Data listing:
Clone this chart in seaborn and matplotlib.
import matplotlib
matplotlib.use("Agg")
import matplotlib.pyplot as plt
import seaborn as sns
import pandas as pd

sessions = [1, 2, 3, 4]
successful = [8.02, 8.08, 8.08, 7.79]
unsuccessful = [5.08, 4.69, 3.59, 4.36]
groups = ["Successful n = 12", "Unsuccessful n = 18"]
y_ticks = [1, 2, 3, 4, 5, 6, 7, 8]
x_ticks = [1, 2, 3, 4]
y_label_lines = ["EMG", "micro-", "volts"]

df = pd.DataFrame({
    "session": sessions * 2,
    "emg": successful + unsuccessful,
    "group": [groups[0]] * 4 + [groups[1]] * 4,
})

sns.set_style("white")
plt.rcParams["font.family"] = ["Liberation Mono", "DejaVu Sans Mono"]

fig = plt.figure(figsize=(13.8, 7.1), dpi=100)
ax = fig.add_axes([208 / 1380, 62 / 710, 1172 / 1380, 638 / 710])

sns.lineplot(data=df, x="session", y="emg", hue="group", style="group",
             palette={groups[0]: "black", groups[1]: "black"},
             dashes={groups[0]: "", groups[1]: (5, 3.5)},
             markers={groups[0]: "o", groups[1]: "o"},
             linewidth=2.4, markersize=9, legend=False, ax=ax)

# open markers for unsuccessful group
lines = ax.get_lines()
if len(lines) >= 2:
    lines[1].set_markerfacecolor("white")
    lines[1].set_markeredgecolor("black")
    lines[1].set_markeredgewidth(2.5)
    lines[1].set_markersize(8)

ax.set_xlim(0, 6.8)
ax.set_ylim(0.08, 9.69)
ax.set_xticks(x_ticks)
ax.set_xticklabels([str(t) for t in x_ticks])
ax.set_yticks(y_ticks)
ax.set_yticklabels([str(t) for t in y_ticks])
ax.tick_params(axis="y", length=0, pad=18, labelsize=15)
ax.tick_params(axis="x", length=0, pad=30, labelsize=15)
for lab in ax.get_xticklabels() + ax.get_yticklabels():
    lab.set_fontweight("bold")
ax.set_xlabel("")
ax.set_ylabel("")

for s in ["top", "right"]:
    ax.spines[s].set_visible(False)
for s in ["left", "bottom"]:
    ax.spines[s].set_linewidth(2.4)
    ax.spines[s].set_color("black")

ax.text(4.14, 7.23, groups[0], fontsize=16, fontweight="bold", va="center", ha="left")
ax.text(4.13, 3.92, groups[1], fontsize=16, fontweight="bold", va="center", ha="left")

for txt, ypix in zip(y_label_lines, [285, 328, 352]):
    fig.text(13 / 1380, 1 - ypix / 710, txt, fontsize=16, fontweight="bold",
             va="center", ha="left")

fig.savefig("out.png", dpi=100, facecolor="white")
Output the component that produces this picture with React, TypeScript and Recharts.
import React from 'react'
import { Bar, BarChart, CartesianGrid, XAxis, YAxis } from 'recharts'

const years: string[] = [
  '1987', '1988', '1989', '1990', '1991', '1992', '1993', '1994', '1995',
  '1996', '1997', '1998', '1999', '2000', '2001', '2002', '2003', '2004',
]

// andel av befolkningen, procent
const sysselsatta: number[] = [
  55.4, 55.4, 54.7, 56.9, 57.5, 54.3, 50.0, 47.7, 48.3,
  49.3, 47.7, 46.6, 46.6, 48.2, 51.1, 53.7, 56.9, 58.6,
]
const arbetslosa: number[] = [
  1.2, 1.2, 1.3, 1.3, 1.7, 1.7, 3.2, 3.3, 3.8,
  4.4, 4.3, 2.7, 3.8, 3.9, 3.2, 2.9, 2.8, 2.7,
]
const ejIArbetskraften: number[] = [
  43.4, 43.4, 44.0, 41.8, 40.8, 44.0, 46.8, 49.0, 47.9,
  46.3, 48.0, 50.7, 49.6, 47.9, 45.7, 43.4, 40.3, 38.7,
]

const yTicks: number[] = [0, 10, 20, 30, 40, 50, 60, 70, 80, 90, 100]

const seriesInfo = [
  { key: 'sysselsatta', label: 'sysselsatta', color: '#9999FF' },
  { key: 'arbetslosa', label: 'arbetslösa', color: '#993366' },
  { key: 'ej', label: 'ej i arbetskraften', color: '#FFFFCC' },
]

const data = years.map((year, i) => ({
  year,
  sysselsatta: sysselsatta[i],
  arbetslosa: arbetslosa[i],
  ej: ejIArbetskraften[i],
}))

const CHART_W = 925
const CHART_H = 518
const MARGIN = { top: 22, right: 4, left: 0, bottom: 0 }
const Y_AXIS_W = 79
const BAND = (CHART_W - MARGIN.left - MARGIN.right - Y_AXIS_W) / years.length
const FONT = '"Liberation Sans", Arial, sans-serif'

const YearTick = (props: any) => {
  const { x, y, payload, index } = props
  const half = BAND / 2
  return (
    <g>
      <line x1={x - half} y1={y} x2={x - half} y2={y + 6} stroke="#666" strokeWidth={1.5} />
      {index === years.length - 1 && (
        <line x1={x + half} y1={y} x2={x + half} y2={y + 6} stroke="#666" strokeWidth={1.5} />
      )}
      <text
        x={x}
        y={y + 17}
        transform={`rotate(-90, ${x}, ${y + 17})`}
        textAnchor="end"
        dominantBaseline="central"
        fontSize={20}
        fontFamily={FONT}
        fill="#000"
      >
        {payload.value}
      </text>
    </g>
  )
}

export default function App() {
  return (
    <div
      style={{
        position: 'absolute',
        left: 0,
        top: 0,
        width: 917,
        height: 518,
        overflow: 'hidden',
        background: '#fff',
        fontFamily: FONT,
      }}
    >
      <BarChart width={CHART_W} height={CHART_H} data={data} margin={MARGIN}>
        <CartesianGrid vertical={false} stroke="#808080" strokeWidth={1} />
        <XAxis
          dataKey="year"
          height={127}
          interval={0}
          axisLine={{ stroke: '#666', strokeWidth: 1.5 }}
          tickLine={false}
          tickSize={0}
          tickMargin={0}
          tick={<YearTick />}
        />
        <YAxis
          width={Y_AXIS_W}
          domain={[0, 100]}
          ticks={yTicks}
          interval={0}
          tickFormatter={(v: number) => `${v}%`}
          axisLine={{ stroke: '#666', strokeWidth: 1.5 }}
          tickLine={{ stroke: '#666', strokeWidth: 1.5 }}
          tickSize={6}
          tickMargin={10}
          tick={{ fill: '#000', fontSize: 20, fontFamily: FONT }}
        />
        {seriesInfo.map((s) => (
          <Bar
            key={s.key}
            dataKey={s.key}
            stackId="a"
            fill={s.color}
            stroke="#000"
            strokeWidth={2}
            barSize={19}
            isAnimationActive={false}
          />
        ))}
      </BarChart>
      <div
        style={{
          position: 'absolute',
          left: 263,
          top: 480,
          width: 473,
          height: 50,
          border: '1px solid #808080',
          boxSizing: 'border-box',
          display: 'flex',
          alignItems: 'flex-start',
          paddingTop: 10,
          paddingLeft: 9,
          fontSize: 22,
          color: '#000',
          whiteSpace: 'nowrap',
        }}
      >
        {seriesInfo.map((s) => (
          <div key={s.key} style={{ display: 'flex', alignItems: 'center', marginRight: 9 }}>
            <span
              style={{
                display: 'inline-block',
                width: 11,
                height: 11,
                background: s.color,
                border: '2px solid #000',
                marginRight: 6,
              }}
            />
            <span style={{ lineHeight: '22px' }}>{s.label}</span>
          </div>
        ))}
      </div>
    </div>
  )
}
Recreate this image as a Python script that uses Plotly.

Task objective: Print the material above once more, exactly.

Result:
Clone this chart in seaborn and matplotlib.
import matplotlib
matplotlib.use("Agg")
import matplotlib.pyplot as plt
import seaborn as sns
import pandas as pd

sessions = [1, 2, 3, 4]
successful = [8.02, 8.08, 8.08, 7.79]
unsuccessful = [5.08, 4.69, 3.59, 4.36]
groups = ["Successful n = 12", "Unsuccessful n = 18"]
y_ticks = [1, 2, 3, 4, 5, 6, 7, 8]
x_ticks = [1, 2, 3, 4]
y_label_lines = ["EMG", "micro-", "volts"]

df = pd.DataFrame({
    "session": sessions * 2,
    "emg": successful + unsuccessful,
    "group": [groups[0]] * 4 + [groups[1]] * 4,
})

sns.set_style("white")
plt.rcParams["font.family"] = ["Liberation Mono", "DejaVu Sans Mono"]

fig = plt.figure(figsize=(13.8, 7.1), dpi=100)
ax = fig.add_axes([208 / 1380, 62 / 710, 1172 / 1380, 638 / 710])

sns.lineplot(data=df, x="session", y="emg", hue="group", style="group",
             palette={groups[0]: "black", groups[1]: "black"},
             dashes={groups[0]: "", groups[1]: (5, 3.5)},
             markers={groups[0]: "o", groups[1]: "o"},
             linewidth=2.4, markersize=9, legend=False, ax=ax)

# open markers for unsuccessful group
lines = ax.get_lines()
if len(lines) >= 2:
    lines[1].set_markerfacecolor("white")
    lines[1].set_markeredgecolor("black")
    lines[1].set_markeredgewidth(2.5)
    lines[1].set_markersize(8)

ax.set_xlim(0, 6.8)
ax.set_ylim(0.08, 9.69)
ax.set_xticks(x_ticks)
ax.set_xticklabels([str(t) for t in x_ticks])
ax.set_yticks(y_ticks)
ax.set_yticklabels([str(t) for t in y_ticks])
ax.tick_params(axis="y", length=0, pad=18, labelsize=15)
ax.tick_params(axis="x", length=0, pad=30, labelsize=15)
for lab in ax.get_xticklabels() + ax.get_yticklabels():
    lab.set_fontweight("bold")
ax.set_xlabel("")
ax.set_ylabel("")

for s in ["top", "right"]:
    ax.spines[s].set_visible(False)
for s in ["left", "bottom"]:
    ax.spines[s].set_linewidth(2.4)
    ax.spines[s].set_color("black")

ax.text(4.14, 7.23, groups[0], fontsize=16, fontweight="bold", va="center", ha="left")
ax.text(4.13, 3.92, groups[1], fontsize=16, fontweight="bold", va="center", ha="left")

for txt, ypix in zip(y_label_lines, [285, 328, 352]):
    fig.text(13 / 1380, 1 - ypix / 710, txt, fontsize=16, fontweight="bold",
             va="center", ha="left")

fig.savefig("out.png", dpi=100, facecolor="white")
Output the component that produces this picture with React, TypeScript and Recharts.
import React from 'react'
import { Bar, BarChart, CartesianGrid, XAxis, YAxis } from 'recharts'

const years: string[] = [
  '1987', '1988', '1989', '1990', '1991', '1992', '1993', '1994', '1995',
  '1996', '1997', '1998', '1999', '2000', '2001', '2002', '2003', '2004',
]

// andel av befolkningen, procent
const sysselsatta: number[] = [
  55.4, 55.4, 54.7, 56.9, 57.5, 54.3, 50.0, 47.7, 48.3,
  49.3, 47.7, 46.6, 46.6, 48.2, 51.1, 53.7, 56.9, 58.6,
]
const arbetslosa: number[] = [
  1.2, 1.2, 1.3, 1.3, 1.7, 1.7, 3.2, 3.3, 3.8,
  4.4, 4.3, 2.7, 3.8, 3.9, 3.2, 2.9, 2.8, 2.7,
]
const ejIArbetskraften: number[] = [
  43.4, 43.4, 44.0, 41.8, 40.8, 44.0, 46.8, 49.0, 47.9,
  46.3, 48.0, 50.7, 49.6, 47.9, 45.7, 43.4, 40.3, 38.7,
]

const yTicks: number[] = [0, 10, 20, 30, 40, 50, 60, 70, 80, 90, 100]

const seriesInfo = [
  { key: 'sysselsatta', label: 'sysselsatta', color: '#9999FF' },
  { key: 'arbetslosa', label: 'arbetslösa', color: '#993366' },
  { key: 'ej', label: 'ej i arbetskraften', color: '#FFFFCC' },
]

const data = years.map((year, i) => ({
  year,
  sysselsatta: sysselsatta[i],
  arbetslosa: arbetslosa[i],
  ej: ejIArbetskraften[i],
}))

const CHART_W = 925
const CHART_H = 518
const MARGIN = { top: 22, right: 4, left: 0, bottom: 0 }
const Y_AXIS_W = 79
const BAND = (CHART_W - MARGIN.left - MARGIN.right - Y_AXIS_W) / years.length
const FONT = '"Liberation Sans", Arial, sans-serif'

const YearTick = (props: any) => {
  const { x, y, payload, index } = props
  const half = BAND / 2
  return (
    <g>
      <line x1={x - half} y1={y} x2={x - half} y2={y + 6} stroke="#666" strokeWidth={1.5} />
      {index === years.length - 1 && (
        <line x1={x + half} y1={y} x2={x + half} y2={y + 6} stroke="#666" strokeWidth={1.5} />
      )}
      <text
        x={x}
        y={y + 17}
        transform={`rotate(-90, ${x}, ${y + 17})`}
        textAnchor="end"
        dominantBaseline="central"
        fontSize={20}
        fontFamily={FONT}
        fill="#000"
      >
        {payload.value}
      </text>
    </g>
  )
}

export default function App() {
  return (
    <div
      style={{
        position: 'absolute',
        left: 0,
        top: 0,
        width: 917,
        height: 518,
        overflow: 'hidden',
        background: '#fff',
        fontFamily: FONT,
      }}
    >
      <BarChart width={CHART_W} height={CHART_H} data={data} margin={MARGIN}>
        <CartesianGrid vertical={false} stroke="#808080" strokeWidth={1} />
        <XAxis
          dataKey="year"
          height={127}
          interval={0}
          axisLine={{ stroke: '#666', strokeWidth: 1.5 }}
          tickLine={false}
          tickSize={0}
          tickMargin={0}
          tick={<YearTick />}
        />
        <YAxis
          width={Y_AXIS_W}
          domain={[0, 100]}
          ticks={yTicks}
          interval={0}
          tickFormatter={(v: number) => `${v}%`}
          axisLine={{ stroke: '#666', strokeWidth: 1.5 }}
          tickLine={{ stroke: '#666', strokeWidth: 1.5 }}
          tickSize={6}
          tickMargin={10}
          tick={{ fill: '#000', fontSize: 20, fontFamily: FONT }}
        />
        {seriesInfo.map((s) => (
          <Bar
            key={s.key}
            dataKey={s.key}
            stackId="a"
            fill={s.color}
            stroke="#000"
            strokeWidth={2}
            barSize={19}
            isAnimationActive={false}
          />
        ))}
      </BarChart>
      <div
        style={{
          position: 'absolute',
          left: 263,
          top: 480,
          width: 473,
          height: 50,
          border: '1px solid #808080',
          boxSizing: 'border-box',
          display: 'flex',
          alignItems: 'flex-start',
          paddingTop: 10,
          paddingLeft: 9,
          fontSize: 22,
          color: '#000',
          whiteSpace: 'nowrap',
        }}
      >
        {seriesInfo.map((s) => (
          <div key={s.key} style={{ display: 'flex', alignItems: 'center', marginRight: 9 }}>
            <span
              style={{
                display: 'inline-block',
                width: 11,
                height: 11,
                background: s.color,
                border: '2px solid #000',
                marginRight: 6,
              }}
            />
            <span style={{ lineHeight: '22px' }}>{s.label}</span>
          </div>
        ))}
      </div>
    </div>
  )
}
Recreate this image as a Python script that uses Plotly.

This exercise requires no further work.